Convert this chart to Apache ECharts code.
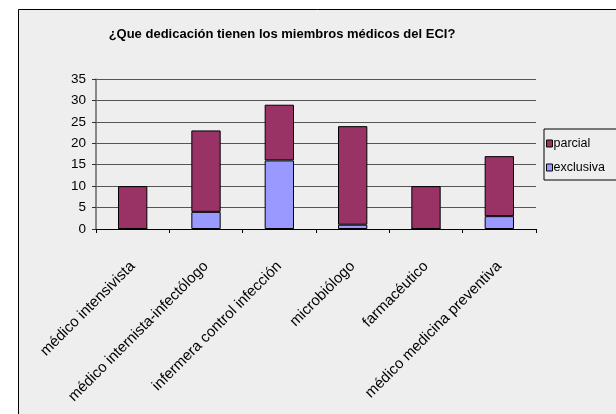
┄┄┄┄┄┄
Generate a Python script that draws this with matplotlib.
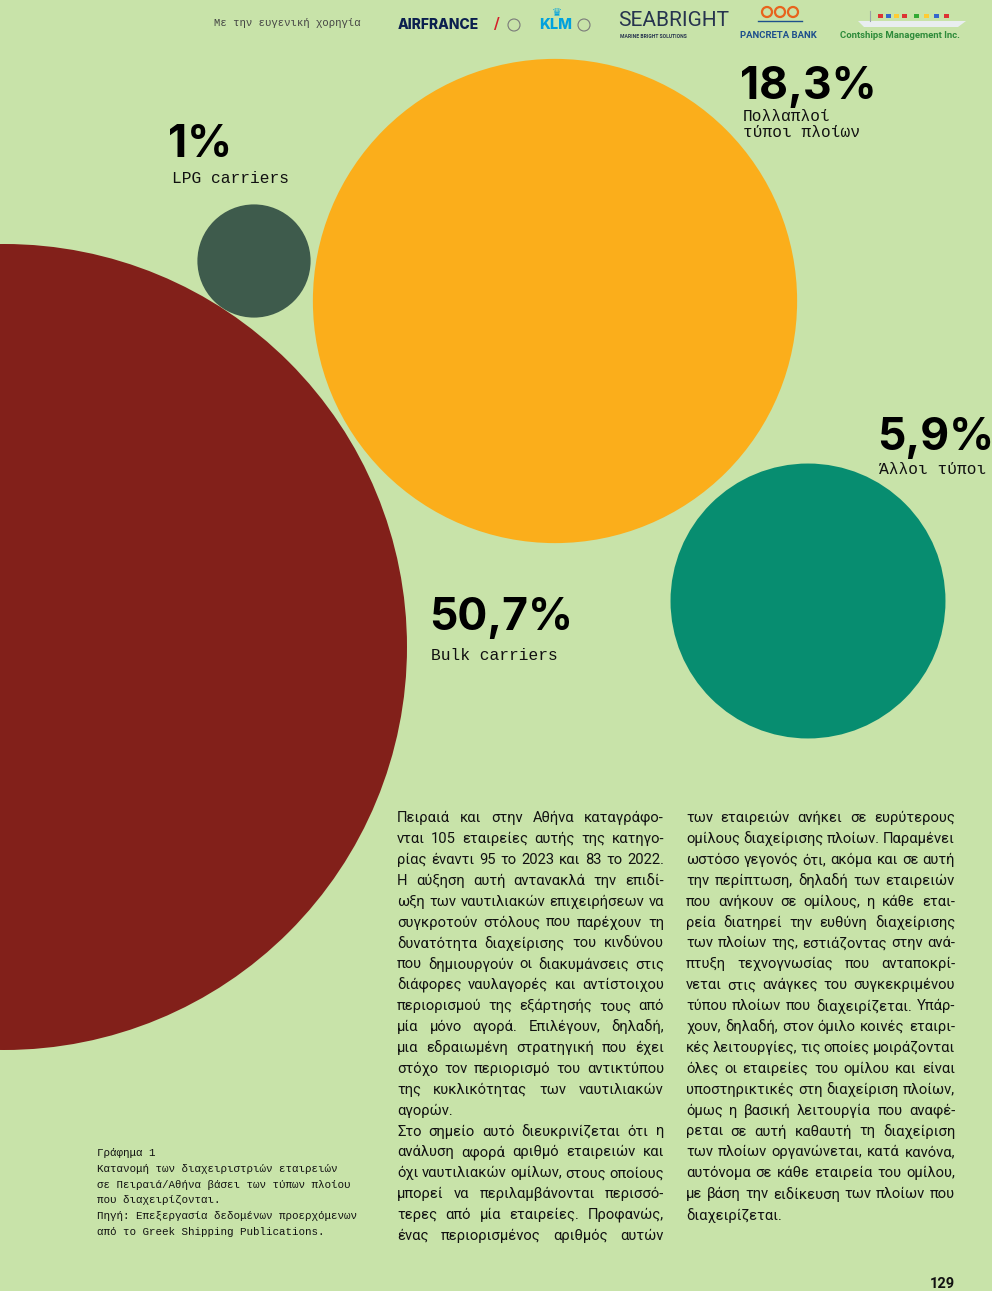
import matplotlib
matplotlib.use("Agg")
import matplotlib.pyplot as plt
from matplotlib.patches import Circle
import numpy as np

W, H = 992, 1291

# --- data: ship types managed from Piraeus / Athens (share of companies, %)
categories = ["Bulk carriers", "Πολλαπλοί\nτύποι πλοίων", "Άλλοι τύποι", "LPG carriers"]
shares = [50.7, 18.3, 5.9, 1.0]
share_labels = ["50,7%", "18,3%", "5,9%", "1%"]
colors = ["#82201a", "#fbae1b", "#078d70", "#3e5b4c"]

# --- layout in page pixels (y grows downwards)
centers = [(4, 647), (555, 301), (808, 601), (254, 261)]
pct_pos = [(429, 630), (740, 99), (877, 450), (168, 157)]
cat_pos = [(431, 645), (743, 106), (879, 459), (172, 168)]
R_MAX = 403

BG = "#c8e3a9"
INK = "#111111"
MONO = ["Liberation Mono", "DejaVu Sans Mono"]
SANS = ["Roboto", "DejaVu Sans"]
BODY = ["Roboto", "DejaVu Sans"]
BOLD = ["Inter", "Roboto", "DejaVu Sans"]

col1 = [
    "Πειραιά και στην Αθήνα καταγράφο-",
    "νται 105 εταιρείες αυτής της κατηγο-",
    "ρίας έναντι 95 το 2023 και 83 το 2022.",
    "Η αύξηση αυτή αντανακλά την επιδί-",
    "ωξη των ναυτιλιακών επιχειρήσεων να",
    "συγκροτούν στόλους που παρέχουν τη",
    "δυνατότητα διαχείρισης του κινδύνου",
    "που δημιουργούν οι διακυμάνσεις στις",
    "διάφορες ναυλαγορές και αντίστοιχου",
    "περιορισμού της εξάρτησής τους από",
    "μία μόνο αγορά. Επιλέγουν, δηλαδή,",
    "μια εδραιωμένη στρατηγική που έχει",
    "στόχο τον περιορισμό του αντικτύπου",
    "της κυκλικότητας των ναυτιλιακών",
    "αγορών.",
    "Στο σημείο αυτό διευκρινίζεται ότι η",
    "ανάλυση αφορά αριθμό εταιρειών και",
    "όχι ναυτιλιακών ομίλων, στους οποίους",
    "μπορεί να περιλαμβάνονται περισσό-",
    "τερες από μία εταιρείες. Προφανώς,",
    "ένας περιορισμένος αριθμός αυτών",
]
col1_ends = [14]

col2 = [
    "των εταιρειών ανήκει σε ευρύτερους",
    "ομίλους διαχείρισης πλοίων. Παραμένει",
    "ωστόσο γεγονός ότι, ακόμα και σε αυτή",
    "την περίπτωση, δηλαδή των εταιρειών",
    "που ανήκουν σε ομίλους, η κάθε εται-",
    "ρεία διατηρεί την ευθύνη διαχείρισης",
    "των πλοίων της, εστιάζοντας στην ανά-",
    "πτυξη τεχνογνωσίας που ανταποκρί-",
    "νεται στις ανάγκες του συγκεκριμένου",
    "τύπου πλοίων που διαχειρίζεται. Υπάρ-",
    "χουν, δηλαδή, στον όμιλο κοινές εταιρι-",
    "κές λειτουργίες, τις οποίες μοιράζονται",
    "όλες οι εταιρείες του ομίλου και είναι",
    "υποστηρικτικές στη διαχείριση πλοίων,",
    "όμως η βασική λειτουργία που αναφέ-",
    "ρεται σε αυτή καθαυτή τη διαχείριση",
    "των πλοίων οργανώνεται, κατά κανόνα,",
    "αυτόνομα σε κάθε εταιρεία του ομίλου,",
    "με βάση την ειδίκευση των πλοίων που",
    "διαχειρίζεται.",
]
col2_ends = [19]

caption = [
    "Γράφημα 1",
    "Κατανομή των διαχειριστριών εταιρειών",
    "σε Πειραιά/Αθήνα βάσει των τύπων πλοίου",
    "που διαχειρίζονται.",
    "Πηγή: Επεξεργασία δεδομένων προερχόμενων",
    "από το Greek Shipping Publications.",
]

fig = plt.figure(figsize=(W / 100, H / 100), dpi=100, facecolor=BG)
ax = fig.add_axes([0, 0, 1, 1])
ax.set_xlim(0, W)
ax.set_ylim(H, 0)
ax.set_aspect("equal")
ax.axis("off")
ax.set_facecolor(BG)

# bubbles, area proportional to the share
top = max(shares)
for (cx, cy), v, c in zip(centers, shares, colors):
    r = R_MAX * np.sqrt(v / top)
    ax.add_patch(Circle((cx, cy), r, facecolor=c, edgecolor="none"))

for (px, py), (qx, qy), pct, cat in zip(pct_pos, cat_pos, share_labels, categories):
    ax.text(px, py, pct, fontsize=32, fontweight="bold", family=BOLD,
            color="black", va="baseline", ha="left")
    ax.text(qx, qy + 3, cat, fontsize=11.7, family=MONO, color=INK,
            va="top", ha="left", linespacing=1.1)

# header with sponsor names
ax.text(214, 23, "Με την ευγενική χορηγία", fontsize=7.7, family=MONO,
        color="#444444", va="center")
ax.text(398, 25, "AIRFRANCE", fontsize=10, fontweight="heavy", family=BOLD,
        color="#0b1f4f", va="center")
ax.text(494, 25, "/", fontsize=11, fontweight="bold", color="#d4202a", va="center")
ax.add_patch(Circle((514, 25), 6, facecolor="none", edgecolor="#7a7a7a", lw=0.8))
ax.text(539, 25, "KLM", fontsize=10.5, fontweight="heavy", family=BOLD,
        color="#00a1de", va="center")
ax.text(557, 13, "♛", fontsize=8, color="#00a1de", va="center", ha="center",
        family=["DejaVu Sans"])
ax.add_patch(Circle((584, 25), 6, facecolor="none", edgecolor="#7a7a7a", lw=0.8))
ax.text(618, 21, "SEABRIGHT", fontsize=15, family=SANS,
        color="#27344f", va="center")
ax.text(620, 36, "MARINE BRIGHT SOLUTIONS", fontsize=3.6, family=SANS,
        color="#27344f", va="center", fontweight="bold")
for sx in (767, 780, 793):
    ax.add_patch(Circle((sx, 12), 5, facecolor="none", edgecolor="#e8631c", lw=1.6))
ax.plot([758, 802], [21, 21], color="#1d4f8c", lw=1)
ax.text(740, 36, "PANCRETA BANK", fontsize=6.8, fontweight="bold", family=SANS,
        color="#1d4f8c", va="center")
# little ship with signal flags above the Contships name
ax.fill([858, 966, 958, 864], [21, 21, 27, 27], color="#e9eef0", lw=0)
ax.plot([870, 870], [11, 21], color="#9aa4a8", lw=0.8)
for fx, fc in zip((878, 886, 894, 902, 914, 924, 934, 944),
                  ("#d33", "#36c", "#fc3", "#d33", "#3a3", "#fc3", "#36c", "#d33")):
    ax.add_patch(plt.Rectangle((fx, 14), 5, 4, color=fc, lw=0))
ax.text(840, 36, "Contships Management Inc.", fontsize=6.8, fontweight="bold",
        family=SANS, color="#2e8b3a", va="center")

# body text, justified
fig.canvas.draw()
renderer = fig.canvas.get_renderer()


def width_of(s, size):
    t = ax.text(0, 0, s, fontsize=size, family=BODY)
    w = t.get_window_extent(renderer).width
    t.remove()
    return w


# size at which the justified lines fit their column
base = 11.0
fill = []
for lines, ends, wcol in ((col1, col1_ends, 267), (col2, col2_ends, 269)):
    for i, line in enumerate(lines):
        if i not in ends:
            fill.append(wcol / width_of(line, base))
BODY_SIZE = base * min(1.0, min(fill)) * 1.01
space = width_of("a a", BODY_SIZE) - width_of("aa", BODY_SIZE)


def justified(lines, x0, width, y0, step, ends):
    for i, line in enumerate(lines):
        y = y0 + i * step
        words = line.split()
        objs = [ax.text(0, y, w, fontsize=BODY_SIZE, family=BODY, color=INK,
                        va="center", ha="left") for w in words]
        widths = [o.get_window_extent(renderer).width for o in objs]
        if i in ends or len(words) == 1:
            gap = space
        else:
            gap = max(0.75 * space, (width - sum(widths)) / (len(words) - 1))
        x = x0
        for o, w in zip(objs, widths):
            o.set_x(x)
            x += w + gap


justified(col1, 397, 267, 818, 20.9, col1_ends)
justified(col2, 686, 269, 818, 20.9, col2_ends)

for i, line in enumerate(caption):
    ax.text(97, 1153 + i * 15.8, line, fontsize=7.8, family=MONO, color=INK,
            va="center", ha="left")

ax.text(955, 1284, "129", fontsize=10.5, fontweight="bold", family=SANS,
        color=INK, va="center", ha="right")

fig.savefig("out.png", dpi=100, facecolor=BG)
┄┄┄┄┄┄
EXERCISE INSTRUCTIONS:
From the records above, copy exactly the stretch from the line holding "Generate a Python" through the line holding "W, H = 992, 1291", both ends included, without the pictures.

CORRECT RESULT:
Generate a Python script that draws this with matplotlib.
import matplotlib
matplotlib.use("Agg")
import matplotlib.pyplot as plt
from matplotlib.patches import Circle
import numpy as np

W, H = 992, 1291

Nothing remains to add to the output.